Backyard Bat Houses

Why would I want a bat house?


Bats are the most important controller of night-flying insects, including many agricultural pests. One small bat can eat up to 3,000 insects in a night!  Unfortunately, many bat species are disappearing at alarming rates.  Disturbance or destruction of roost sites due to development and vandalism constitute the greatest threat to the world’s bats.  Most bats living in Florida prefer to roost in mature trees, dead trees (snags), or in caves.  However, many bats take up residence in buildings, or other manmade structures, due to loss of habitat.  Bat houses provide alternative roost sites for Florida's colonial bat species.  A bat house in your backyard will offer local bats a much needed place to live.  They will also do you a return favor by helping to control the insects in the area. You can also help by supporting conservation organizations that protect natural areas. Protecting natural areas also provides natural habitat for Florida bat species that do not move into bat houses.

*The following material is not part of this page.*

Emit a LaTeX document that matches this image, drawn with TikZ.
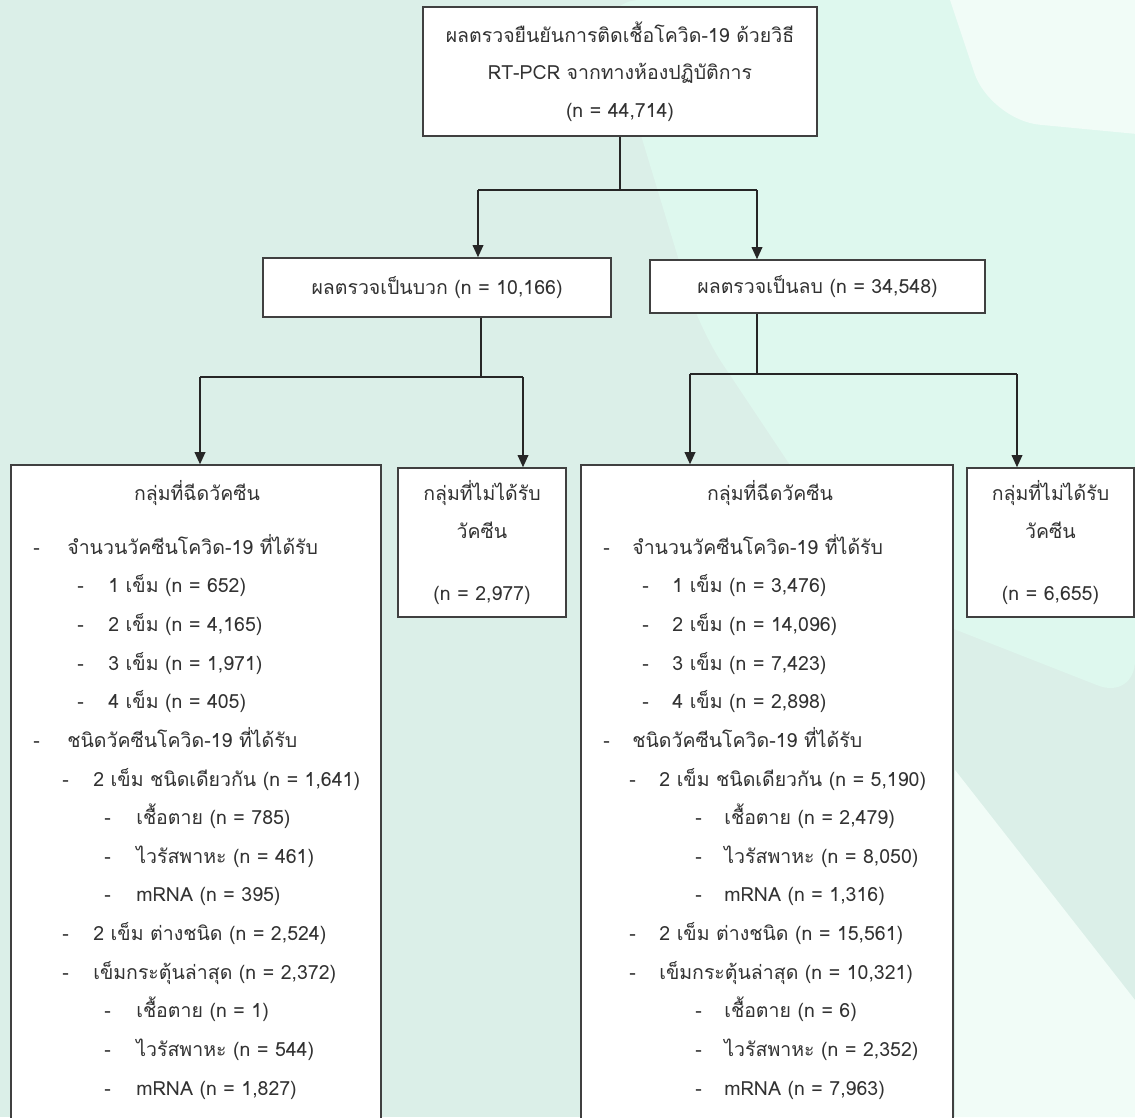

Can I build my own bat house?


If you would like to build your own bat house, you can obtain plans for a triple chambered bat house by clicking on Bat House Plans.  To see photographs of the bat house under construction, click on Construction Photos. To watch Florida Bat Conservancy volunteer, George Fenner, describe how to build a quality bat house, click on


Will bats move into my bat house?


Bat houses are becoming more successful in Florida.  Experience and research are helping us to improve the design and better understand where to locate them.  Unfortunately, there is no known way to attract bats to a bat house.  The best we can do is use a good design, place it in a good location, and hope the bats will find the bat house,  like it, and move in.


Where should I locate my bat house?


The species of bats that would most likely move into a bat house are typically colonial bats. These bats would normally roost in old dead trees or caves, but in urban areas they will move into manmade structures. These bats are gregarious by nature and like to squeeze closely together into tight crevices. They prefer their roosting quarters to be warm, safe from predators, and with a small amount of ventilation. Bat house designs attempt to provide these needs, but the bat house itself doesn’t attract bats. Bats need to discover it on there own. So, as a bat house owner you want to make your bat house as obvious as possible to bats and attempt to enhance its ability to meet their needs. Here are some suggestions. 


If you have bats in your area, observe their normal flight patterns and locate your bat house where the bats will most likely see it with their eyes, or discover the crevices with their sonar. By the way, larger bat houses seem to have a higher occupancy rate than smaller ones.


There are typically three alternatives for mounting a bat house: on a post, on the side of a building, or on a tree. For the average home owner, a post is likely the most desirable option. It provides a great deal of flexibility on where the house can be located. The second choice would be the side of a building. The only concern is that droppings may start showing up on the wall of the building and some folks find this objectionable. Bat houses mounted on trees seem to have the lowest occupancy rate of the three choices. If a bat house is located on a tree, it should be oriented in a way that keeps branches from obstructing the entrance, and allows as much sunlight on the bat house as possible.


Experience indicates that the bat species which will move into bat houses prefer warm roosting sites, so locate your bat house where it will get at least six hours of sunlight. In Florida, this is not as critical as up north, but you should avoid areas that are shaded during much of the day. This may be one of the reasons that houses mounted on live trees do not do as well. Dead trees don’t have this problem.


The bat house should be located at least ten foot above the ground. Bats have moved into lower roosts, but statistics indicate the higher the bat house is mounted, the greater the chance it will become occupied.


Bat houses located on a dock, or on the edge of a lake, pond, or other open fresh water body are often occupied in a few months.  If possible, locate the bat house within a quarter mile of open fresh water. Bats will usually fly to a fresh water lake or pond to drink before they begin to forage. They fly close to the surface and lap up the water as they pass over it. Many home owners don’t have control over this factor. If there is water in your area, it is a plus, but the lack of it does not mean you won’t get bats in your bat house. 


Be patient. Although we have reports of bats moving into a bat house within a few weeks, it often takes a few years before bats move in.